You will be able to see these in your Databricks environment after downloading them:

Create an init script as follows:

%sh

# Create init script directory for Sedona
mkdir -p /Workspace/Shared/sedona/

# Create init script
cat > /Workspace/Shared/sedona/sedona-init.sh <<'EOF'
#!/bin/bash
#
# File: sedona-init.sh
#
# On cluster startup, this script will copy the Sedona jars to the cluster's default jar directory.

# Optional: Remove Databricks' bundled H3 JAR to avoid version conflicts with Sedona's H3 functions.
# Databricks bundles H3 v3.x which is incompatible with Sedona's H3 v4.x API.
# Uncomment the following line if you need to use Sedona's H3 functions (e.g., ST_H3CellIDs).
# rm -f /databricks/jars/*h3*.jar

cp /Workspace/Shared/sedona/1.8.0/*.jar /databricks/jars

EOF

Create a Databricks cluster

You need to create a Databricks cluster compatible with the Sedona JAR files. If you use Sedona JAR files compiled with Scala 2.12, you must use a Databricks cluster that runs Scala 2.12.

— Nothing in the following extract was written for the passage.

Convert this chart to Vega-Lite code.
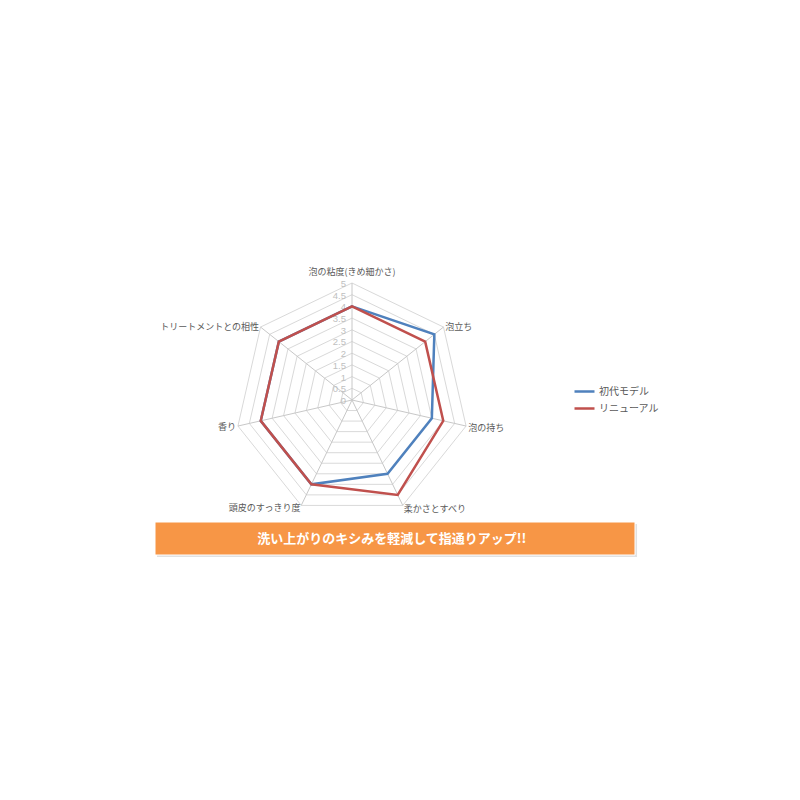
{
  "$schema": "https://vega.github.io/schema/vega-lite/v6.json",
  "width": 800,
  "height": 800,
  "autosize": {"type": "none"},
  "padding": 0,
  "background": "white",
  "config": {"view": {"stroke": null}, "font": "Noto Sans CJK JP"},
  "datasets": {
    "axes": [
      {"k": 0, "name": "泡の粘度(きめ細かさ)", "lv": [0.5,1,1.5,2,2.5,3,3.5,4,4.5,5]},
      {"k": 1, "name": "泡立ち", "lv": [0.5,1,1.5,2,2.5,3,3.5,4,4.5,5]},
      {"k": 2, "name": "泡の持ち", "lv": [0.5,1,1.5,2,2.5,3,3.5,4,4.5,5]},
      {"k": 3, "name": "柔かさとすべり", "lv": [0.5,1,1.5,2,2.5,3,3.5,4,4.5,5]},
      {"k": 4, "name": "頭皮のすっきり度", "lv": [0.5,1,1.5,2,2.5,3,3.5,4,4.5,5]},
      {"k": 5, "name": "香り", "lv": [0.5,1,1.5,2,2.5,3,3.5,4,4.5,5]},
      {"k": 6, "name": "トリートメントとの相性", "lv": [0.5,1,1.5,2,2.5,3,3.5,4,4.5,5]}
    ],
    "ticks": [
      {"lv": 0, "label": "0"}, {"lv": 0.5, "label": "0.5"}, {"lv": 1, "label": "1"},
      {"lv": 1.5, "label": "1.5"}, {"lv": 2, "label": "2"}, {"lv": 2.5, "label": "2.5"},
      {"lv": 3, "label": "3"}, {"lv": 3.5, "label": "3.5"}, {"lv": 4, "label": "4"},
      {"lv": 4.5, "label": "4.5"}, {"lv": 5, "label": "5"}
    ],
    "scores": [
      {"series": "初代モデル", "k": 0, "value": 4},
      {"series": "初代モデル", "k": 1, "value": 4.5},
      {"series": "初代モデル", "k": 2, "value": 3.5},
      {"series": "初代モデル", "k": 3, "value": 3.5},
      {"series": "初代モデル", "k": 4, "value": 4},
      {"series": "初代モデル", "k": 5, "value": 4},
      {"series": "初代モデル", "k": 6, "value": 4},
      {"series": "リニューアル", "k": 0, "value": 4},
      {"series": "リニューアル", "k": 1, "value": 4},
      {"series": "リニューアル", "k": 2, "value": 4},
      {"series": "リニューアル", "k": 3, "value": 4.5},
      {"series": "リニューアル", "k": 4, "value": 4},
      {"series": "リニューアル", "k": 5, "value": 4},
      {"series": "リニューアル", "k": 6, "value": 4}
    ],
    "banner": [{"text": "洗い上がりのキシみを軽減して指通りアップ!!"}]
  },
  "layer": [
    {
      "data": {"name": "axes"},
      "transform": [
        {"flatten": ["lv"]},
        {"calculate": "datum.k * 2 * PI / 7", "as": "a"},
        {"calculate": "datum.lv * sin(datum.a)", "as": "x"},
        {"calculate": "datum.lv * cos(datum.a)", "as": "y"}
      ],
      "mark": {"type": "line", "interpolate": "linear-closed", "stroke": "#d9d9d9", "strokeWidth": 1},
      "encoding": {
        "x": {"field": "x", "type": "quantitative", "scale": {"domain": [-15.043, 19.145], "nice": false, "zero": false}, "axis": null},
        "y": {"field": "y", "type": "quantitative", "scale": {"domain": [-17.094, 17.094], "nice": false, "zero": false}, "axis": null},
        "detail": {"field": "lv"}, "order": {"field": "k"}
      }
    },
    {
      "data": {"name": "axes"},
      "transform": [
        {"calculate": "datum.k * 2 * PI / 7", "as": "a"},
        {"calculate": "5 * sin(datum.a)", "as": "x"},
        {"calculate": "5 * cos(datum.a)", "as": "y"}
      ],
      "mark": {"type": "rule", "stroke": "#c8c8c8", "strokeWidth": 1},
      "encoding": {
        "x": {"field": "x", "type": "quantitative"},
        "y": {"field": "y", "type": "quantitative"},
        "x2": {"datum": 0}, "y2": {"datum": 0}
      }
    },
    {
      "data": {"name": "ticks"},
      "transform": [
        {"calculate": "0", "as": "x"},
        {"calculate": "datum.lv", "as": "y"}
      ],
      "mark": {"type": "text", "align": "right", "baseline": "middle", "dx": -6, "dy": 1, "fontSize": 9.5, "fill": "#c0c0c0", "font": "Liberation Sans"},
      "encoding": {
        "x": {"field": "x", "type": "quantitative"},
        "y": {"field": "y", "type": "quantitative"},
        "text": {"field": "label"}
      }
    },
    {
      "data": {"name": "scores"},
      "transform": [
        {"filter": "datum.series == '初代モデル'"},
        {"calculate": "datum.k * 2 * PI / 7", "as": "a"},
        {"calculate": "datum.value * sin(datum.a)", "as": "x"},
        {"calculate": "datum.value * cos(datum.a)", "as": "y"}
      ],
      "mark": {"type": "line", "interpolate": "linear-closed", "strokeWidth": 2.5},
      "encoding": {
        "x": {"field": "x", "type": "quantitative"},
        "y": {"field": "y", "type": "quantitative"},
        "order": {"field": "k"},
        "color": {"field": "series", "type": "nominal",
          "scale": {"domain": ["初代モデル", "リニューアル"], "range": ["#4f81bd", "#c0504d"]},
          "legend": {"title": null, "orient": "none", "legendX": 573, "legendY": 380,
            "symbolType": "stroke", "symbolSize": 400, "symbolStrokeWidth": 2.5,
            "labelFontSize": 10, "labelColor": "#595959", "labelFont": "Noto Sans CJK JP",
            "rowPadding": 0, "labelOffset": 3}}
      }
    },
    {
      "data": {"name": "scores"},
      "transform": [
        {"filter": "datum.series == 'リニューアル'"},
        {"calculate": "datum.k * 2 * PI / 7", "as": "a"},
        {"calculate": "datum.value * sin(datum.a)", "as": "x"},
        {"calculate": "datum.value * cos(datum.a)", "as": "y"}
      ],
      "mark": {"type": "line", "interpolate": "linear-closed", "strokeWidth": 2.5},
      "encoding": {
        "x": {"field": "x", "type": "quantitative"},
        "y": {"field": "y", "type": "quantitative"},
        "order": {"field": "k"},
        "color": {"field": "series", "type": "nominal"}
      }
    },
    {
      "data": {"name": "axes"},
      "transform": [
        {"filter": "datum.k == 0"},
        {"calculate": "0", "as": "x"},
        {"calculate": "5.25", "as": "y"}
      ],
      "mark": {"type": "text", "align": "center", "baseline": "bottom", "fontSize": 9, "fill": "#595959"},
      "encoding": {
        "x": {"field": "x", "type": "quantitative"},
        "y": {"field": "y", "type": "quantitative"},
        "text": {"field": "name"}
      }
    },
    {
      "data": {"name": "axes"},
      "transform": [
        {"filter": "datum.k >= 1 && datum.k <= 3"},
        {"calculate": "datum.k * 2 * PI / 7", "as": "a"},
        {"calculate": "5.1 * sin(datum.a)", "as": "x"},
        {"calculate": "5.1 * cos(datum.a)", "as": "y"}
      ],
      "mark": {"type": "text", "align": "left", "baseline": "middle", "fontSize": 9, "fill": "#595959", "dy": 1},
      "encoding": {
        "x": {"field": "x", "type": "quantitative"},
        "y": {"field": "y", "type": "quantitative"},
        "text": {"field": "name"}
      }
    },
    {
      "data": {"name": "axes"},
      "transform": [
        {"filter": "datum.k >= 4"},
        {"calculate": "datum.k * 2 * PI / 7", "as": "a"},
        {"calculate": "5.08 * sin(datum.a)", "as": "x"},
        {"calculate": "5.08 * cos(datum.a)", "as": "y"}
      ],
      "mark": {"type": "text", "align": "right", "baseline": "middle", "fontSize": 9, "fill": "#595959", "dy": 1},
      "encoding": {
        "x": {"field": "x", "type": "quantitative"},
        "y": {"field": "y", "type": "quantitative"},
        "text": {"field": "name"}
      }
    },
    {
      "data": {"name": "banner"},
      "mark": {"type": "rect", "fill": "#c4c4c4", "opacity": 0.5, "xOffset": 2, "yOffset": 2, "x2Offset": 2, "y2Offset": 2},
      "encoding": {
        "x": {"datum": -8.419, "type": "quantitative"}, "x2": {"datum": 12.094},
        "y": {"datum": -5.214, "type": "quantitative"}, "y2": {"datum": -6.624}
      }
    },
    {
      "data": {"name": "banner"},
      "mark": {"type": "rect", "fill": "#f79646", "stroke": "#ffffff", "strokeWidth": 1},
      "encoding": {
        "x": {"datum": -8.419, "type": "quantitative"}, "x2": {"datum": 12.094},
        "y": {"datum": -5.214, "type": "quantitative"}, "y2": {"datum": -6.624}
      }
    },
    {
      "data": {"name": "banner"},
      "mark": {"type": "text", "align": "center", "baseline": "middle", "fontSize": 13, "fontWeight": "bold", "fill": "#ffffff", "font": "Noto Sans CJK JP"},
      "encoding": {
        "x": {"datum": 1.7, "type": "quantitative"}, "y": {"datum": -5.94, "type": "quantitative"},
        "text": {"field": "text"}
      }
    }
  ]
}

Go to the compute tab and configure the cluster:

Set the proper cluster configurations:

Here’s a list of the cluster configurations that’s easy to copy and paste:

spark.sql.extensions org.apache.sedona.viz.sql.SedonaVizExtensions,org.apache.sedona.sql.SedonaSqlExtensions
spark.serializer org.apache.spark.serializer.KryoSerializer
spark.kryo.registrator org.apache.sedona.core.serde.SedonaKryoRegistrator
spark.sedona.enableParserExtension false

Specify the path to the init script:

If you are creating a Shared cluster, you won't be able to use init scripts and jars stored under Workspace. Please store them in volumes instead. The overall process should be the same.

Add the required dependencies in the Library tab:

Here’s the full list of libraries:

apache-sedona==1.8.0
geopandas==1.0.1
keplergl==0.3.7
pydeck==0.9.1

Then click “Create compute” to start the cluster.

Create a Databricks notebook

Create a Databricks notebook and connect it to the cluster. Verify that you can run a Python computation with a Sedona function:

If you want to use Sedona Python functions such as DataFrame APIs or StructuredAdapter, you need to initialize Sedona as follows:

from sedona.spark import *

sedona = SedonaContext.create(spark)

You can also use the SQL API as follows:

Saving geometry in Databricks Delta Lake tables

Here’s how to create a Sedona DataFrame with a geometry column

df = sedona.createDataFrame(
    [
        ("a", "POLYGON((1.0 1.0,1.0 3.0,2.0 3.0,2.0 1.0,1.0 1.0))"),
        ("b", "LINESTRING(4.0 1.0,4.0 2.0,6.0 4.0)"),
        ("c", "POINT(9.0 2.0)"),
    ],
    ["id", "geometry"],
)
df = df.withColumn("geometry", expr("ST_GeomFromWKT(geometry)"))

Write the Sedona DataFrame to a Delta Lake table:

df.write.saveAsTable("your_org.default.geotable")

Here’s how to read the table: sedona.table("your_org.default.geotable").display()

This is what the results look like in Databricks:

Known issues

To ensure stability, we recommend using a currently supported Long-Term Support (LTS) version, such as Databricks Runtime 16.4 LTS or 15.4 LTS. Some Databricks Runtimes, such as 16.2 (non-LTS), are not compatible with Apache Sedona, as this particular runtime introduced a change in the json4s dependency.

H3 function errors on Databricks

Databricks Runtime bundles an older version of the H3 library (v3.x) which is incompatible with Sedona's H3 functions (which require H3 v4.x). If you see errors like:

java.lang.NoSuchMethodError: com.uber.h3core.H3Core.polygonToCells(...)

when calling ST_H3CellIDs, ST_H3CellDistance, ST_H3KRing, ST_H3ToGeom, or other Sedona H3 functions, it means Databricks' bundled H3 library is taking precedence over Sedona's.

The init script provided above includes an optional fix: uncomment the line rm -f /databricks/jars/*h3*.jar to remove the Databricks-bundled H3 JAR before copying Sedona's JARs. This allows Sedona's H3 v4.x to be used instead.

Note

Removing the Databricks-bundled H3 JAR will disable Databricks' built-in H3 SQL expressions (e.g., h3_coverash3, h3_boundaryaswkt). Sedona provides equivalent H3 functions that can be used as replacements.